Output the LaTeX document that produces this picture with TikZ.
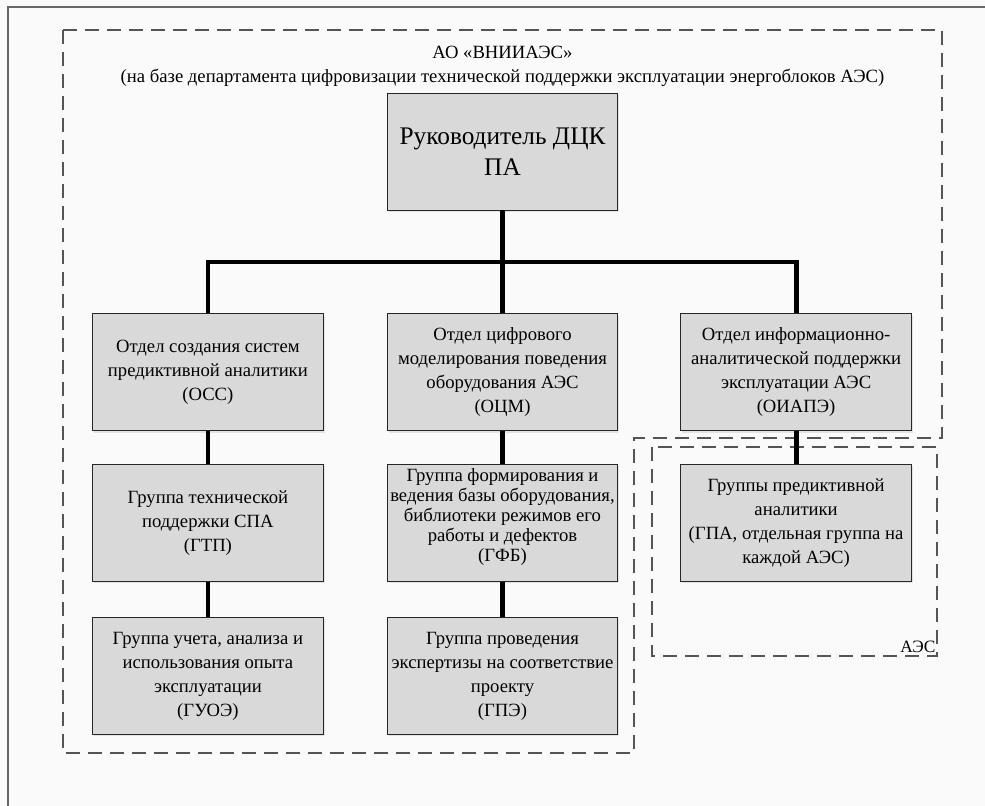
\documentclass[tikz,border=0pt]{standalone}
\usepackage{fontspec}
\setmainfont{LiberationSerif}[Extension=.ttf, UprightFont=*-Regular, BoldFont=*-Bold]
\usetikzlibrary{positioning,shadows}
\definecolor{boxgray}{RGB}{217,217,217}
\definecolor{zonegray}{RGB}{85,85,85}

\begin{document}
\begin{tikzpicture}[x=0.75pt, y=-0.75pt,
    unit/.style={draw=black!85, line width=0.7pt, fill=boxgray, minimum width=173pt, minimum height=87.75pt, inner sep=2pt, align=center, font=\fontsize{14}{18}\selectfont, drop shadow={shadow xshift=1.2pt, shadow yshift=-1.2pt, opacity=0.18}},
    link/.style={line width=3.6pt, black},
    zone/.style={draw=zonegray, line width=0.9pt, dash pattern=on 10.5pt off 6pt}]

    \useasboundingbox (0,0) rectangle (985,806);
    \fill[white!98!black] (0,0) rectangle (985,806); % page background
    \draw[gray!80!black, line width=1.5pt] (985,7) -- (8,7) -- (8,806); % page frame

    % dashed zones
    \draw[zone] (63,30) -- (942,30) -- (942,438) -- (634,438) -- (634,753) -- (63,753) -- cycle; % VNIIAES
    \draw[zone] (652,447) rectangle (937,656); % AES
    \node[anchor=south east, inner sep=1pt, font=\fontsize{13}{15}\selectfont] (aes) at (937,654) {АЭС};

    \node[font=\fontsize{14}{17}\selectfont] (org) at (502.5,52) {АО «ВНИИАЭС»}; % title
    \node[font=\fontsize{14}{17}\selectfont, below=1pt of org] (base) {(на базе департамента цифровизации технической поддержки эксплуатации энергоблоков АЭС)};

    \node[unit, font=\fontsize{19}{23}\selectfont] (lead) at (502.5,151.5) {Руководитель ДЦК\\ПА}; % head

    \node[unit, below=77.25pt of lead] (OCM) {Отдел цифрового\\моделирования поведения\\оборудования АЭС\\(ОЦМ)}; % middle department
    \node[unit, left=47.25pt of OCM] (OSS) {Отдел создания систем\\предиктивной аналитики\\(ОСС)}; % left department
    \node[unit, right=46.5pt of OCM] (OIAPE) {Отдел информационно-\\аналитической поддержки\\эксплуатации АЭС\\(ОИАПЭ)}; % right department

    \node[unit, below=24.75pt of OSS] (GTP) {Группа технической\\поддержки СПА\\(ГТП)};
    \node[unit, below=24.75pt of OCM, inner sep=0.5pt, font=\fontsize{14}{15}\selectfont] (GFB) {Группа формирования и\\ведения базы оборудования,\\библиотеки режимов его\\работы и дефектов\\(ГФБ)\\[-3pt]\mbox{}}; % text sits a bit high
    \node[unit, below=24.75pt of OIAPE] (GPA) {Группы предиктивной\\аналитики\\(ГПА, отдельная группа на\\каждой АЭС)};

    \node[unit, below=26.25pt of GTP] (GUOE) {Группа учета, анализа и\\использования опыта\\эксплуатации\\(ГУОЭ)};
    \node[unit, below=26.25pt of GFB] (GPE) {Группа проведения\\экспертизы на соответствие\\проекту\\(ГПЭ)};

    \coordinate[below=38.6pt of lead] (bus); % horizontal bus
    \draw[link] (lead) -- (OCM);
    \draw[link] (OSS.north) |- (bus) -| (OIAPE.north);
    \draw[link] (OSS) -- (GTP);
    \draw[link] (GTP) -- (GUOE);
    \draw[link] (OCM) -- (GFB);
    \draw[link] (GFB) -- (GPE);
    \draw[link] (OIAPE) -- (GPA);
\end{tikzpicture}
\end{document}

########

Transcribe exactly, with no pictures, the lines running from the first line of the material through the line holding "right=46.5pt of OCM]".

Output the LaTeX document that produces this picture with TikZ.
\documentclass[tikz,border=0pt]{standalone}
\usepackage{fontspec}
\setmainfont{LiberationSerif}[Extension=.ttf, UprightFont=*-Regular, BoldFont=*-Bold]
\usetikzlibrary{positioning,shadows}
\definecolor{boxgray}{RGB}{217,217,217}
\definecolor{zonegray}{RGB}{85,85,85}

\begin{document}
\begin{tikzpicture}[x=0.75pt, y=-0.75pt,
    unit/.style={draw=black!85, line width=0.7pt, fill=boxgray, minimum width=173pt, minimum height=87.75pt, inner sep=2pt, align=center, font=\fontsize{14}{18}\selectfont, drop shadow={shadow xshift=1.2pt, shadow yshift=-1.2pt, opacity=0.18}},
    link/.style={line width=3.6pt, black},
    zone/.style={draw=zonegray, line width=0.9pt, dash pattern=on 10.5pt off 6pt}]

    \useasboundingbox (0,0) rectangle (985,806);
    \fill[white!98!black] (0,0) rectangle (985,806); % page background
    \draw[gray!80!black, line width=1.5pt] (985,7) -- (8,7) -- (8,806); % page frame

    % dashed zones
    \draw[zone] (63,30) -- (942,30) -- (942,438) -- (634,438) -- (634,753) -- (63,753) -- cycle; % VNIIAES
    \draw[zone] (652,447) rectangle (937,656); % AES
    \node[anchor=south east, inner sep=1pt, font=\fontsize{13}{15}\selectfont] (aes) at (937,654) {АЭС};

    \node[font=\fontsize{14}{17}\selectfont] (org) at (502.5,52) {АО «ВНИИАЭС»}; % title
    \node[font=\fontsize{14}{17}\selectfont, below=1pt of org] (base) {(на базе департамента цифровизации технической поддержки эксплуатации энергоблоков АЭС)};

    \node[unit, font=\fontsize{19}{23}\selectfont] (lead) at (502.5,151.5) {Руководитель ДЦК\\ПА}; % head

    \node[unit, below=77.25pt of lead] (OCM) {Отдел цифрового\\моделирования поведения\\оборудования АЭС\\(ОЦМ)}; % middle department
    \node[unit, left=47.25pt of OCM] (OSS) {Отдел создания систем\\предиктивной аналитики\\(ОСС)}; % left department
    \node[unit, right=46.5pt of OCM] (OIAPE) {Отдел информационно-\\аналитической поддержки\\эксплуатации АЭС\\(ОИАПЭ)}; % right department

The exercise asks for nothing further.